There's a fascinating though brief item about contemporary changes in van design. For purposes of historical perspective, the author [Jamie Lincoln Kitman, portrayed above] mentions an action of President Johnson in 1963. The new President, unhappy that France and Germany had imposed duties on US poultry exports, retaliated with a tariff of his own, one that amounted to a 25% increase in the price of imported vans. Kitman refers to this act of retaliation as the "chicken tax."
What Kitman didn't say was whether this was something Johnson did by slipping a relevant amendment into some omnibus tax bill that then became law, or whether it was something accomplished by executive order (pursuant to some earlier mandate) or ... what. He writes as if Jonson unilaterally decreed the chicken tax, which leaves me a bit puzzled, though it isn't the sort of thing that would cause me to cross the road for an answer. (Get it?)
Anyway, let's continue with Kitman's story. he believes that the chicken tax killed US vans, that is, it is an industry that has only quite recently resurrected itself.
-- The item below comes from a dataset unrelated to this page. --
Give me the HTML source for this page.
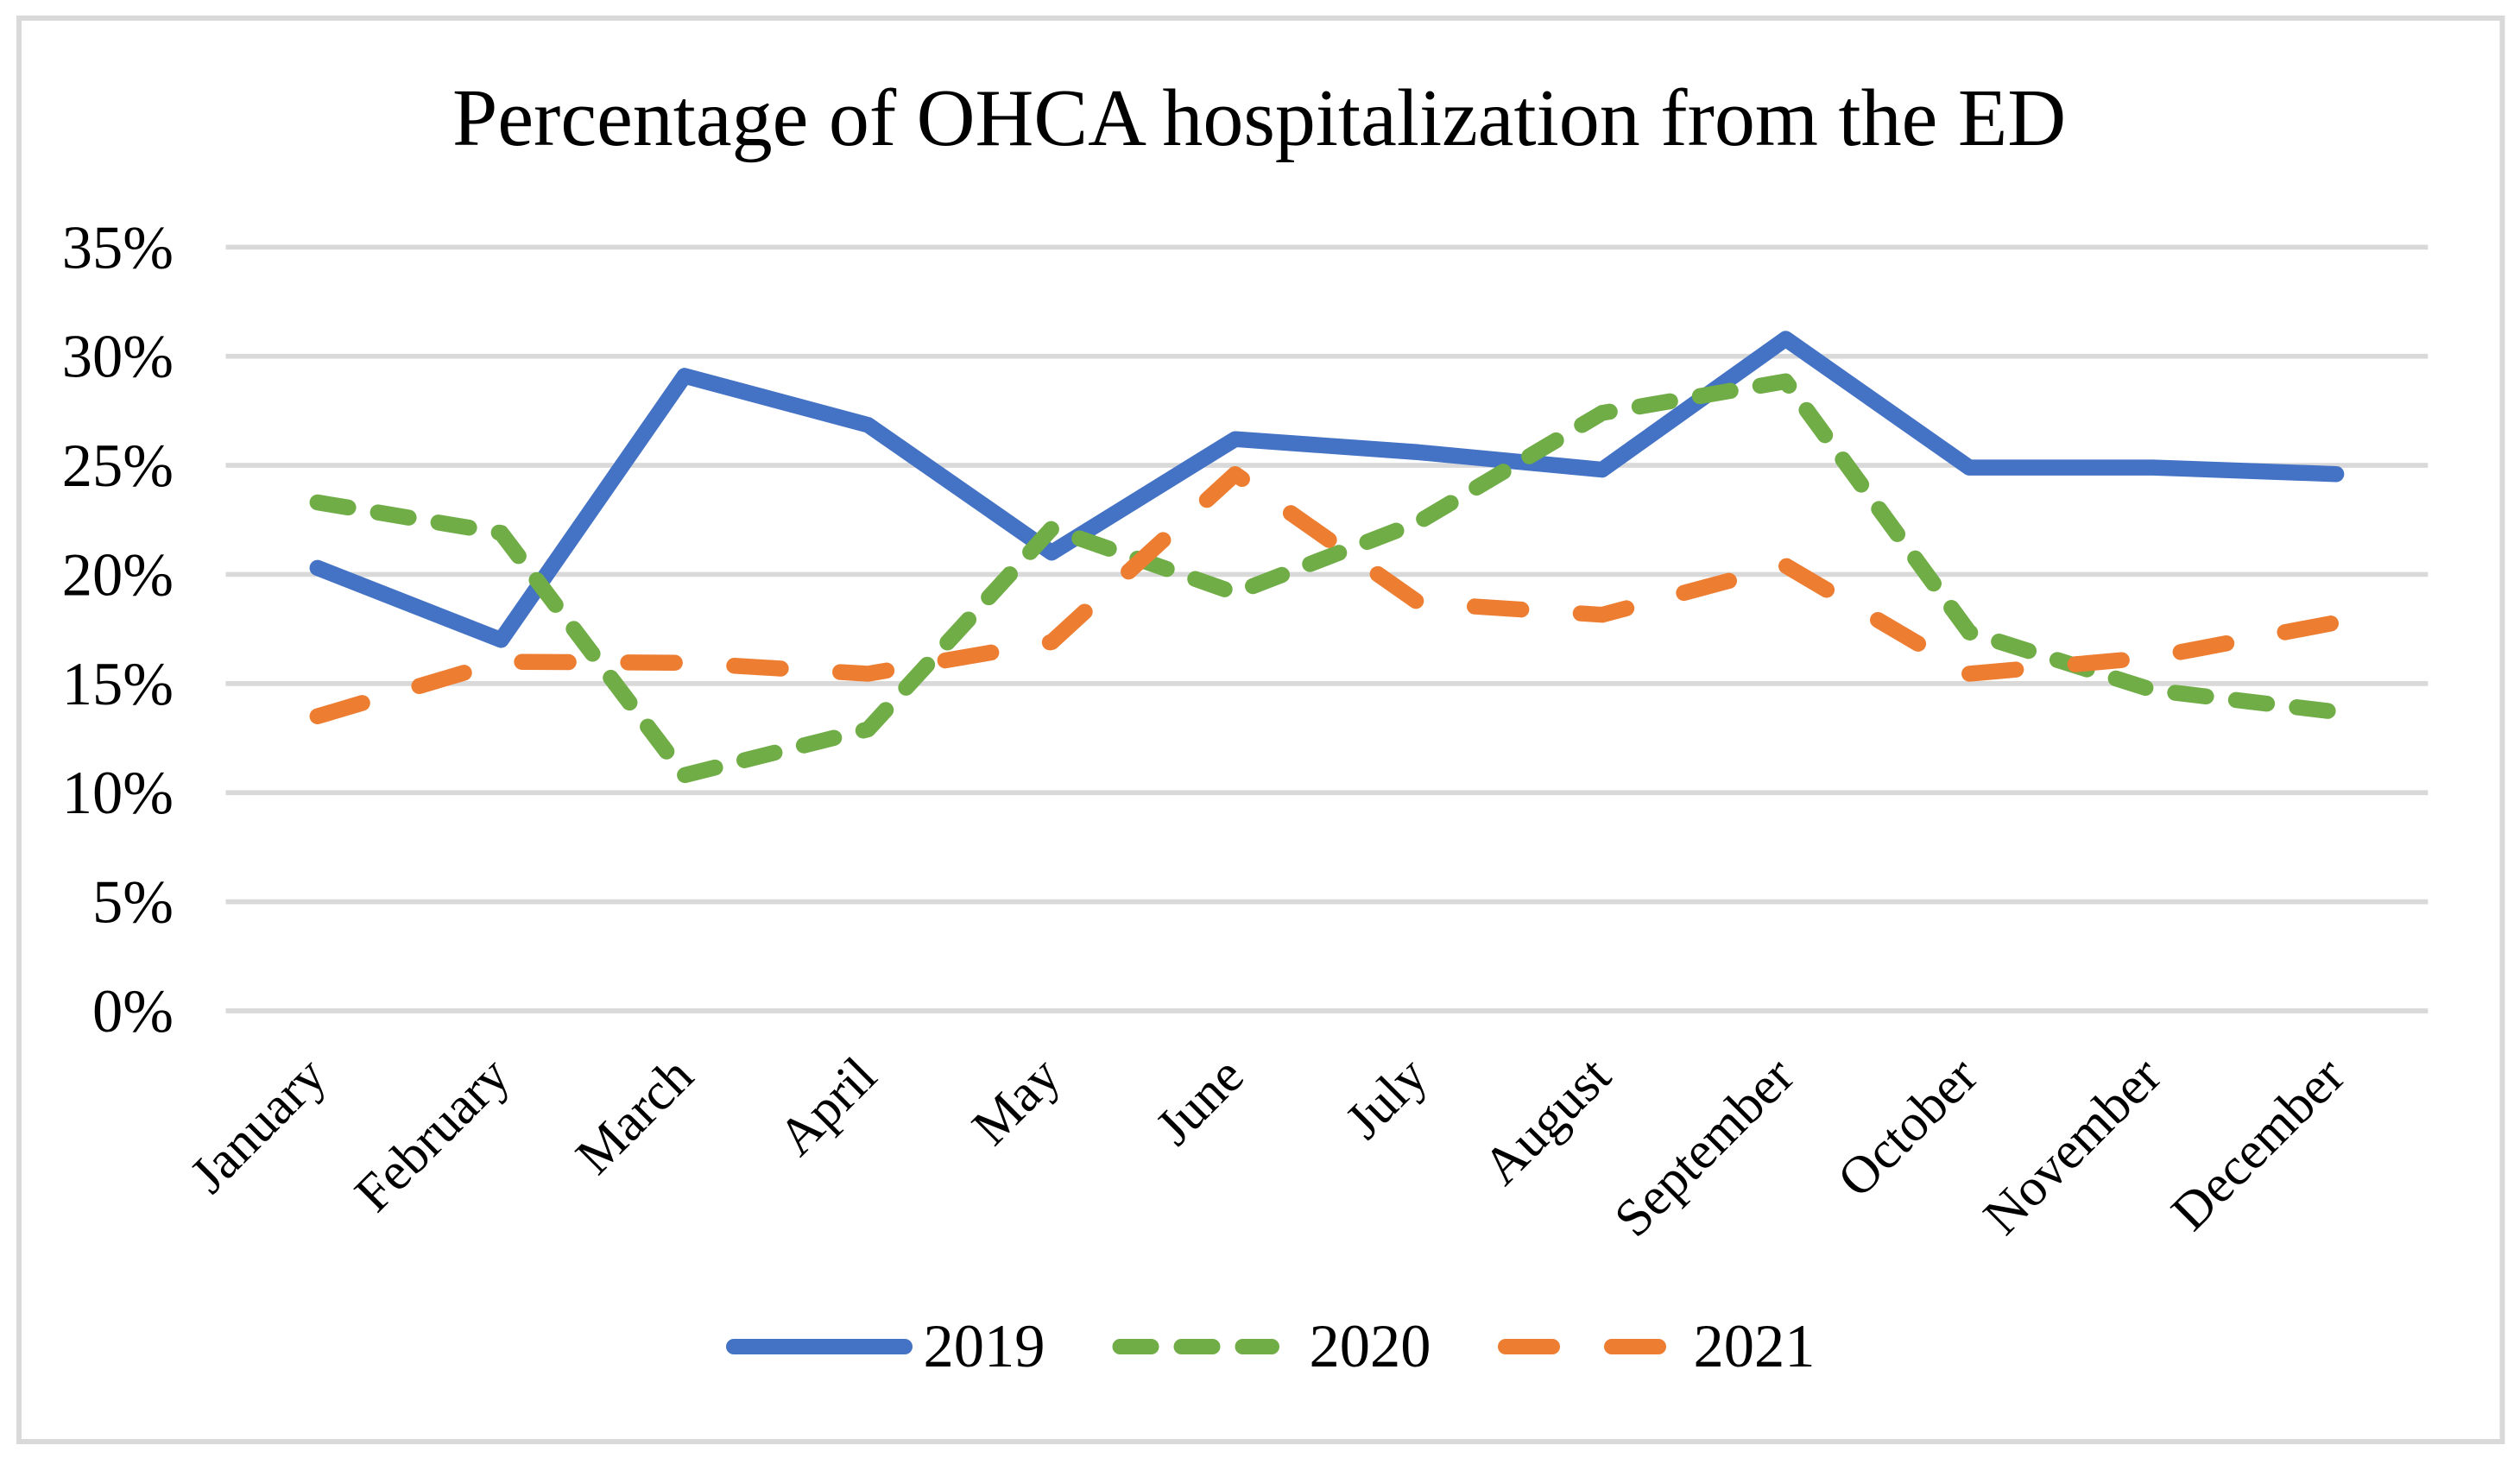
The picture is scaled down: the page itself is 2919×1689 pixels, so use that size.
<!DOCTYPE html>
<html lang="en">
<head>
<meta charset="utf-8">
<title>Percentage of OHCA hospitalization from the ED</title>
<style>
html,body{margin:0;padding:0;background:#fff;}
svg{display:block;font-family:"Liberation Serif",serif;fill:#000;}
</style>
</head>
<body>
<svg id="chart" xmlns="http://www.w3.org/2000/svg" width="2919" height="1689" viewBox="0 0 2919 1689">
<rect x="0" y="0" width="2919" height="1689" fill="#fff"/>
<rect x="22" y="21" width="2876.5" height="1649" fill="#fff" stroke="#d9d9d9" stroke-width="6"/>
<text x="1458.6" y="168" font-size="94" text-anchor="middle">Percentage of OHCA hospitalization from the ED</text>
<g id="grid"></g>
<g id="ylabels"></g>
<g id="xlabels"></g>
<g id="lines"></g>
<g id="legend"></g>
</svg>
<script>
const categories = ["January","February","March","April","May","June","July","August","September","October","November","December"];
const yTicks = [0,5,10,15,20,25,30,35];
const seriesNames = ["2019","2020","2021"];
const values2019 = [20.3,17.0,29.1,26.85,21.0,26.2,25.6,24.8,30.8,24.9,24.9,24.6];
const values2020 = [23.3,21.9,10.8,12.9,22.1,19.15,22.4,27.4,28.85,17.35,14.7,13.7];
const values2021 = [13.5,16.0,15.95,15.45,16.9,24.6,18.7,18.15,20.4,15.45,16.2,17.8];

const NS = "http://www.w3.org/2000/svg";
const plot = {left:261.5,right:2812.4,top:286.3,bottom:1171};
const yMax = 35;
function xScale(i){ return plot.left + (i + 0.5) * (plot.right - plot.left) / categories.length; }
function yScale(v){ return plot.bottom - v / yMax * (plot.bottom - plot.top); }
function make(tag, attrs, parent){
  const el = document.createElementNS(NS, tag);
  for (const k in attrs) el.setAttribute(k, attrs[k]);
  parent.appendChild(el);
  return el;
}
const gridG = document.getElementById('grid');
const yG = document.getElementById('ylabels');
const xG = document.getElementById('xlabels');
const linesG = document.getElementById('lines');
const legendG = document.getElementById('legend');

yTicks.forEach(function(t){
  const line = make('line',{x1:plot.left,x2:plot.right,y1:yScale(t),y2:yScale(t),stroke:'#d9d9d9','stroke-width':5.7},gridG);
  
  
  const label = make('text',{x:201,y:yScale(t)+24,'font-size':70.5,'text-anchor':'end'},yG);
  label.textContent = t + '%';
  
  
});

categories.forEach(function(c,i){
  const px = xScale(i) + 13;
  const py = 1250;
  const label = make('text',{x:px,y:py,'font-size':61.5,'text-anchor':'end',transform:'rotate(-45 '+px+' '+py+')'},xG);
  label.textContent = c;
  
  
});

const seriesValues = [values2019, values2020, values2021];
const seriesColors = ['#4472c4','#70ad47','#ed7d31'];
const seriesDash = ['none','36 35','54 69'];
const legendLineX = [[850,1048],[1297.5,1473],[1744,1921]];
const legendTextX = [1069.5,1516.5,1961.5];

seriesValues.forEach(function(vals,s){
  const pts = vals.map(function(v,i){ return xScale(i).toFixed(1) + ',' + yScale(v).toFixed(1); }).join(' ');
  const line = make('polyline',{points:pts,fill:'none',stroke:seriesColors[s],'stroke-width':18.5,'stroke-linecap':'round','stroke-linejoin':'round','stroke-dasharray':seriesDash[s]},linesG);
  
  

  const key = make('line',{x1:legendLineX[s][0],x2:legendLineX[s][1],y1:1560,y2:1560,stroke:seriesColors[s],'stroke-width':18,'stroke-linecap':'round','stroke-dasharray':seriesDash[s]},legendG);
  
  
  const txt = make('text',{x:legendTextX[s],y:1583,'font-size':70.5},legendG);
  txt.textContent = seriesNames[s];
  
  
});
</script>
</body>
</html>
"American carmakers sensed an opportunity to coast, and they took it, denying American consumers the latest van technology for more than a quarter of a century. Where an ordinary car or a minivan (which are based on passenger cars) went four or five years between redesigns, some full-sized American vans went essentially unchanged for 30 years. Old-fashioned body-on-a-frame construction, crude suspensions, lousy fuel economy -- if it's what they did in 1975, it's pretty much what they did in 2005."
Now, that at first seemed a wonderful microcosmic confirmation of how I see the world. Government action on some unrelated issue (protecting chicken exports) produces unintended but quite negative consequences of a godawful sort for a long period. Insert libertarian or anarcho-capitalist sermonizing for yourself here. I don't know anything about Kitman's politics. He's an automotive journalist, a blogger for Car Talk among much else. Even better -- a neutral source confirming my political prejudices with the facts from his field of expertise.
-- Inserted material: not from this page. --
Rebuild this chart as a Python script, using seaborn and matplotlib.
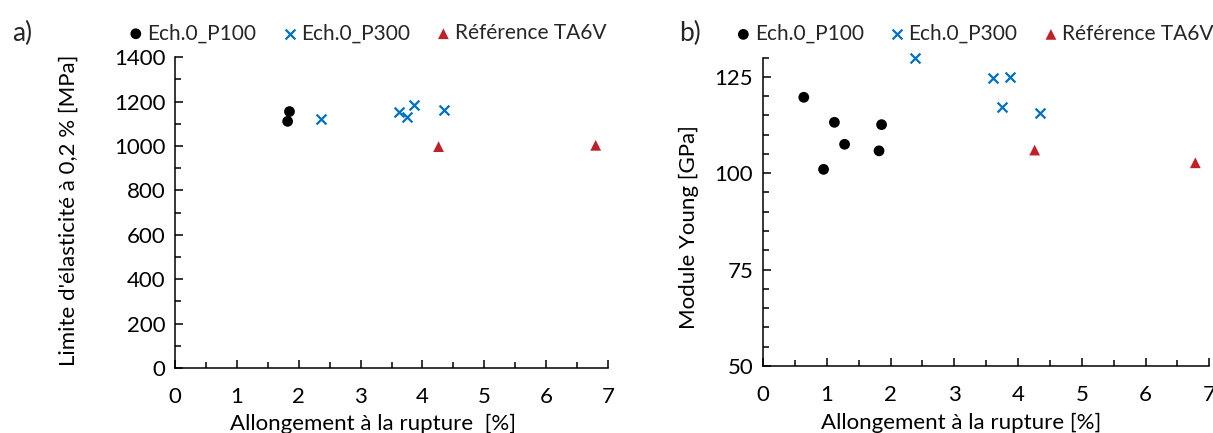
"""Yield strength and Young modulus vs elongation at break (two scatter panels)."""

import matplotlib.pyplot as plt
import pandas as pd
import seaborn as sns
from matplotlib.ticker import MultipleLocator

# panel a) yield strength at 0.2 % [MPa] vs elongation [%]
p100_elong_a = [1.82, 1.85]
p100_yield = [1111, 1155]
p300_elong_a = [2.36, 3.62, 3.75, 3.87, 4.35]
p300_yield = [1122, 1155, 1130, 1185, 1163]
ref_elong_a = [4.26, 6.80]
ref_yield = [997, 1003]

# panel b) Young modulus [GPa] vs elongation [%]
p100_elong_b = [0.64, 0.95, 1.12, 1.28, 1.82, 1.86]
p100_young = [119.7, 101.0, 113.2, 107.5, 105.8, 112.6]
p300_elong_b = [2.38, 3.61, 3.75, 3.88, 4.35]
p300_young = [129.8, 124.6, 117.1, 125.0, 115.6]
ref_elong_b = [4.26, 6.78]
ref_young = [106.0, 102.7]

series_names = ["Ech.0_P100", "Ech.0_P300", "Référence TA6V"]
colors = {"Ech.0_P100": "black", "Ech.0_P300": "#0070C0", "Référence TA6V": "#C0202A"}
markers = {"Ech.0_P100": "o", "Ech.0_P300": "x", "Référence TA6V": "^"}
sizes = {"Ech.0_P100": 60, "Ech.0_P300": 50, "Référence TA6V": 60}

sns.set_theme(style="white")
plt.rcParams["font.family"] = ["Lato", "DejaVu Sans"]
plt.rcParams["font.size"] = 15
FS = 16
FS_LEG = 15


def long_df(groups):
    frames = []
    for name, xs, ys in groups:
        frames.append(pd.DataFrame({"x": xs, "y": ys, "serie": name}))
    return pd.concat(frames, ignore_index=True)


df_a = long_df([
    ("Ech.0_P100", p100_elong_a, p100_yield),
    ("Ech.0_P300", p300_elong_a, p300_yield),
    ("Référence TA6V", ref_elong_a, ref_yield),
])
df_b = long_df([
    ("Ech.0_P100", p100_elong_b, p100_young),
    ("Ech.0_P300", p300_elong_b, p300_young),
    ("Référence TA6V", ref_elong_b, ref_young),
])

fig = plt.figure(figsize=(12.13, 4.33), dpi=100)
ax_a = fig.add_axes([0.1443, 0.150, 0.357, 0.718])
ax_b = fig.add_axes([0.629, 0.155, 0.368, 0.712])


def draw(ax, df, leg_x):
    for name in series_names:
        sub = df[df["serie"] == name]
        kw = dict(linewidth=1.6) if markers[name] == "x" else dict(edgecolor="none")
        sns.scatterplot(data=sub, x="x", y="y", ax=ax, color=colors[name],
                        marker=markers[name], s=sizes[name], label=name,
                        clip_on=False, zorder=3, **kw)
    ax.set_xlim(0, 7)
    ax.xaxis.set_major_locator(MultipleLocator(1))
    ax.xaxis.set_minor_locator(MultipleLocator(0.5))
    for side in ("top", "right"):
        ax.spines[side].set_visible(False)
    for side in ("left", "bottom"):
        ax.spines[side].set_color("black")
        ax.spines[side].set_linewidth(1.1)
    ax.tick_params(which="both", bottom=True, left=True, top=False, right=False)
    ax.tick_params(which="major", direction="in", length=5.5, width=1.1,
                   color="black", labelsize=FS, labelcolor="black")
    ax.tick_params(which="minor", direction="in", length=4, width=1.1, color="black")
    ax.tick_params(axis="x", which="major", pad=14)
    ax.tick_params(axis="y", which="major", pad=7)
    ax.legend(loc="center left", bbox_to_anchor=(leg_x, 1.077), ncol=3, frameon=False,
              fontsize=FS_LEG, handlelength=0.6, handletextpad=0.25, columnspacing=1.3,
              borderaxespad=0, borderpad=0)


draw(ax_a, df_a, -0.105)
ax_a.set_ylim(0, 1400)
ax_a.yaxis.set_major_locator(MultipleLocator(200))
ax_a.yaxis.set_minor_locator(MultipleLocator(100))
ax_a.set_xlabel("Allongement à la rupture  [%]", fontsize=FS, color="black")
ax_a.set_ylabel("Limite d'élasticité à 0,2 % [MPa]", fontsize=FS, color="black")
ax_a.xaxis.set_label_coords(0.457, -0.146)
ax_a.yaxis.set_label_coords(-0.222, 0.508)

draw(ax_b, df_b, -0.058)
ax_b.set_ylim(50, 130)
ax_b.yaxis.set_major_locator(MultipleLocator(25))
ax_b.yaxis.set_minor_locator(MultipleLocator(5))
ax_b.set_xlabel("Allongement à la rupture [%]", fontsize=FS, color="black")
ax_b.set_ylabel("Module Young [GPa]", fontsize=FS, color="black")
ax_b.xaxis.set_label_coords(0.444, -0.153)
ax_b.yaxis.set_label_coords(-0.1435, 0.45)

fig.text(0.010, 0.905, "a)", fontsize=19)
fig.text(0.560, 0.905, "b)", fontsize=19)

fig.savefig("out.png", dpi=100)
But then I started thinking about the time line. Kitman is saying that an action in 1963 had certain consequences in the period 1975-2005. In another place in the piece he describes the early 70s as the "heyday" of the US manufactured van, putting them at the height that made such coasting possible. But what was going on in the model years from 1964 to 1974? There was already a chicken tax, the foreign competition was absent but ... things kept getting better for awhile before they started getting worse.
Something about this cause-effect claim seems off. Was there a progressive momentum in the design world that continued for a decade until companies decided they could coast?